— Given data —
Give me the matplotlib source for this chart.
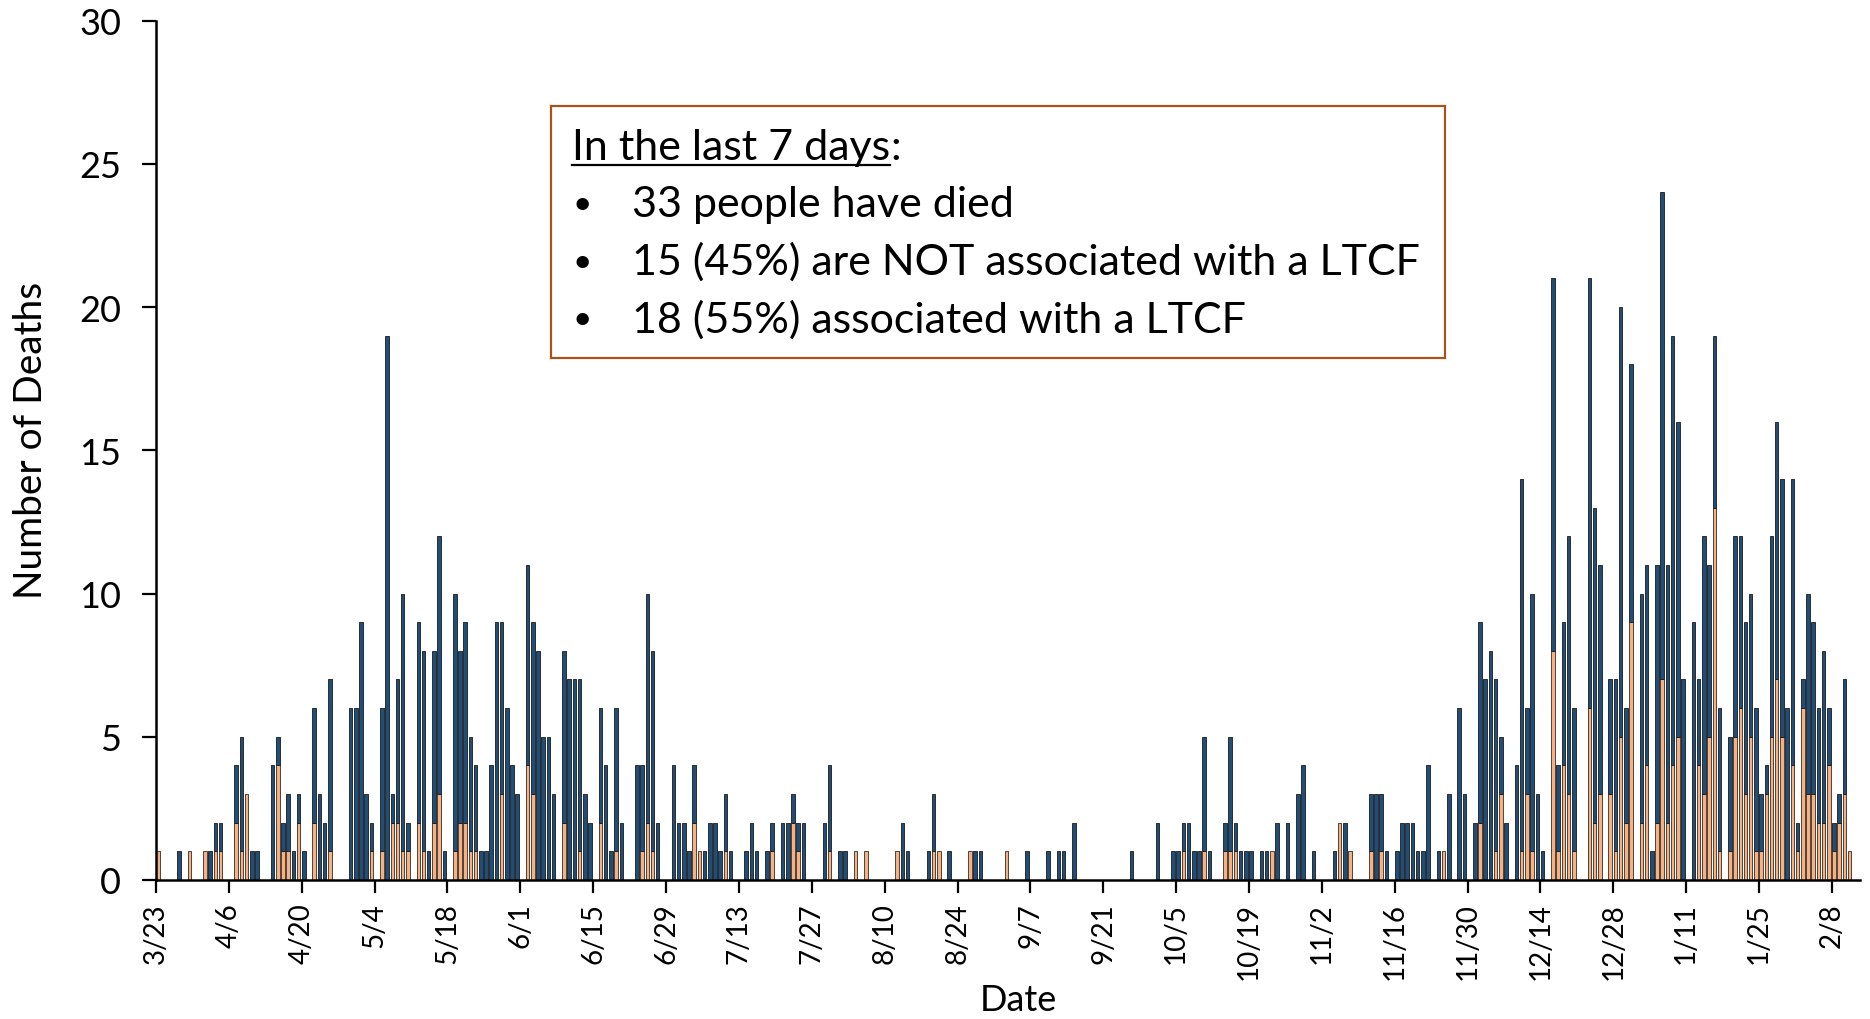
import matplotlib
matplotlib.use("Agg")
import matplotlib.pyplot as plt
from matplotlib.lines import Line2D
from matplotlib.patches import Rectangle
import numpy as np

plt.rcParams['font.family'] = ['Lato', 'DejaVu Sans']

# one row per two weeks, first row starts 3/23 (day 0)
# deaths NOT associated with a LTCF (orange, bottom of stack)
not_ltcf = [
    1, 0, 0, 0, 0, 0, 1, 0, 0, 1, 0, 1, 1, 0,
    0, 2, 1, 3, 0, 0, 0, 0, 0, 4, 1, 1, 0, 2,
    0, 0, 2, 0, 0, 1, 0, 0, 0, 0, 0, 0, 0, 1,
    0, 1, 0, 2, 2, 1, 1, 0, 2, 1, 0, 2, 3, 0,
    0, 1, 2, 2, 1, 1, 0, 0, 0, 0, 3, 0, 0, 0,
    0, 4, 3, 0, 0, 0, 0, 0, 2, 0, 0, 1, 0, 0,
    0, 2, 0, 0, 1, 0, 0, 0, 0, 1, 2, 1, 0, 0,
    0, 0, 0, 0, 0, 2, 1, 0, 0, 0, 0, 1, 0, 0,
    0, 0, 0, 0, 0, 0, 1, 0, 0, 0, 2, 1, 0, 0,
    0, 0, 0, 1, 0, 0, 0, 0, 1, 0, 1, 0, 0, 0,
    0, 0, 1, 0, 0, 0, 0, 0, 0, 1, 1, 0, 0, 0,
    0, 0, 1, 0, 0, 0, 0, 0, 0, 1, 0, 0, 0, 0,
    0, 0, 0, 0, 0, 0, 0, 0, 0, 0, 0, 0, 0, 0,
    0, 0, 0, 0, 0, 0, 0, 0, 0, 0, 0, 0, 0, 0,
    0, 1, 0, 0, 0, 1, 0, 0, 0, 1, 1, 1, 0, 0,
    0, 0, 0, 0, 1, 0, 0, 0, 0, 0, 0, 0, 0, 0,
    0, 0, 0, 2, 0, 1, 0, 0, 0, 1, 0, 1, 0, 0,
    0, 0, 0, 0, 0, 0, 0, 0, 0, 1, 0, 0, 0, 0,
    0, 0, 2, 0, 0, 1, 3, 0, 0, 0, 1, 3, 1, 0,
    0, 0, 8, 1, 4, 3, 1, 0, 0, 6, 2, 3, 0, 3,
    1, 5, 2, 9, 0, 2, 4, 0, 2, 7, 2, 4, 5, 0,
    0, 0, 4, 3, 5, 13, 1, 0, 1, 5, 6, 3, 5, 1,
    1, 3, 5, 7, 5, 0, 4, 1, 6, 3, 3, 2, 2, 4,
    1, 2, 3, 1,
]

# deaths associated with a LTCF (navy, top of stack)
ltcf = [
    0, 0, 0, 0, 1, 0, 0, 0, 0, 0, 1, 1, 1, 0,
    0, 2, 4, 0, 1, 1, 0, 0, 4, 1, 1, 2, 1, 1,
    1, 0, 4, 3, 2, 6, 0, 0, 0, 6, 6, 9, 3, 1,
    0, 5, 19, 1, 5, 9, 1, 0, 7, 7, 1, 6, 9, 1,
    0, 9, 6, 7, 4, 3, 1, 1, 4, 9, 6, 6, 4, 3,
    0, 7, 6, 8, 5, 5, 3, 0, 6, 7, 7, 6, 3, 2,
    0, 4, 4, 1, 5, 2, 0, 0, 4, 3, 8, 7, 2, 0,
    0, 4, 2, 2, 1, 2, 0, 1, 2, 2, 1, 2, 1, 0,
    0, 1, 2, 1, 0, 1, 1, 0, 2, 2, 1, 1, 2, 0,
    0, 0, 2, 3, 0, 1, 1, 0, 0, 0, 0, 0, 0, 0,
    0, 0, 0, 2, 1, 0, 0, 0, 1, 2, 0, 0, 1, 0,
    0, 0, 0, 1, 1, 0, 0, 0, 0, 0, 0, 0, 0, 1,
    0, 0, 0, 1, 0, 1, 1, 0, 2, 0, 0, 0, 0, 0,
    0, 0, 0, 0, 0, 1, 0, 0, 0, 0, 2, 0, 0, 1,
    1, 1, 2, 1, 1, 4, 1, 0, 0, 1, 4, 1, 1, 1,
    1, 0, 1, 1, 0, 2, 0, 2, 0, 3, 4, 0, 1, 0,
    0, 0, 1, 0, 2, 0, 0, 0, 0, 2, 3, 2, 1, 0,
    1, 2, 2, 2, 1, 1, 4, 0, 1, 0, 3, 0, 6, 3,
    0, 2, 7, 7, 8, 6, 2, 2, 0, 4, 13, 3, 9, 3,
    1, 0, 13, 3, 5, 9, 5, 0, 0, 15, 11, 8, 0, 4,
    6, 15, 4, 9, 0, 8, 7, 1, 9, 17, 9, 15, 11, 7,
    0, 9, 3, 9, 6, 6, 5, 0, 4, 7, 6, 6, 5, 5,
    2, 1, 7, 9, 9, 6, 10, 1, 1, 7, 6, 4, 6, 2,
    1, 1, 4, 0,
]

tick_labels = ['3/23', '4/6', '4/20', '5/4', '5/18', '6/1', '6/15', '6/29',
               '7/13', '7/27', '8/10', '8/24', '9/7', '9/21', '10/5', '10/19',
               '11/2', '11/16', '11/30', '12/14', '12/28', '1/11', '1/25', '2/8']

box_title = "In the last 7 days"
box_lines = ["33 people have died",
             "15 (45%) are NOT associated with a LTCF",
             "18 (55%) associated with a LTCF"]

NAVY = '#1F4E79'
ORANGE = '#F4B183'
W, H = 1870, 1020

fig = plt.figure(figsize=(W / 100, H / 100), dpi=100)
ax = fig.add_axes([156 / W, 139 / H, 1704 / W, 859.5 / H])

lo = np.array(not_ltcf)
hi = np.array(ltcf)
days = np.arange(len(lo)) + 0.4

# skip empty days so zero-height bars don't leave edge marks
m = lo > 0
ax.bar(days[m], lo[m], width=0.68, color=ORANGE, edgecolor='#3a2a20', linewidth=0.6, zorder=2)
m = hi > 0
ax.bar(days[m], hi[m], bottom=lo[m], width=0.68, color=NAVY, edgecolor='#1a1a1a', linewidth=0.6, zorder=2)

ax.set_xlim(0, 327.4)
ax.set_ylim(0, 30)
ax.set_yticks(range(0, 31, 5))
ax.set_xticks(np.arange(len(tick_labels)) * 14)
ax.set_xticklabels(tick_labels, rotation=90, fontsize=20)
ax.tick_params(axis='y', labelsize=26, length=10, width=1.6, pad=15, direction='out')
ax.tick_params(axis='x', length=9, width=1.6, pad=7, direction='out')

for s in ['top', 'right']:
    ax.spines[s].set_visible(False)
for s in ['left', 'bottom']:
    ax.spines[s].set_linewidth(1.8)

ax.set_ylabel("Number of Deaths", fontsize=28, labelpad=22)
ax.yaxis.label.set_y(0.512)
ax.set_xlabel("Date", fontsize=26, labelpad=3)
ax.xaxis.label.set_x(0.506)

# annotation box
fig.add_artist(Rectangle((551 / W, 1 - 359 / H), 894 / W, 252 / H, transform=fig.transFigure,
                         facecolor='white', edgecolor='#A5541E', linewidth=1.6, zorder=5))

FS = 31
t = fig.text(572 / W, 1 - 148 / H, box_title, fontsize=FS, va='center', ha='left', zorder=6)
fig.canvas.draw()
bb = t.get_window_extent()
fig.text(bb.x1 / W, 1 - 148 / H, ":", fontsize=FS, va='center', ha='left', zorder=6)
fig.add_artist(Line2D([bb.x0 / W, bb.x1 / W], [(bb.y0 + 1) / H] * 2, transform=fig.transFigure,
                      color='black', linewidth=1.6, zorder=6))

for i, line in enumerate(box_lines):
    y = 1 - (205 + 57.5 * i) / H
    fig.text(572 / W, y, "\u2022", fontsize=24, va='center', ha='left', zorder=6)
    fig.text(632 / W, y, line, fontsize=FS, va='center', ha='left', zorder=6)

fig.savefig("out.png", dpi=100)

— Objective —
Starting with the first line of the data above and ending with the line containing "plt.rcParams['font.family'] = ['Lato', 'DejaVu", please restate every line exactly, leaving images out.

— Output for this exercise —
Give me the matplotlib source for this chart.
import matplotlib
matplotlib.use("Agg")
import matplotlib.pyplot as plt
from matplotlib.lines import Line2D
from matplotlib.patches import Rectangle
import numpy as np

plt.rcParams['font.family'] = ['Lato', 'DejaVu Sans']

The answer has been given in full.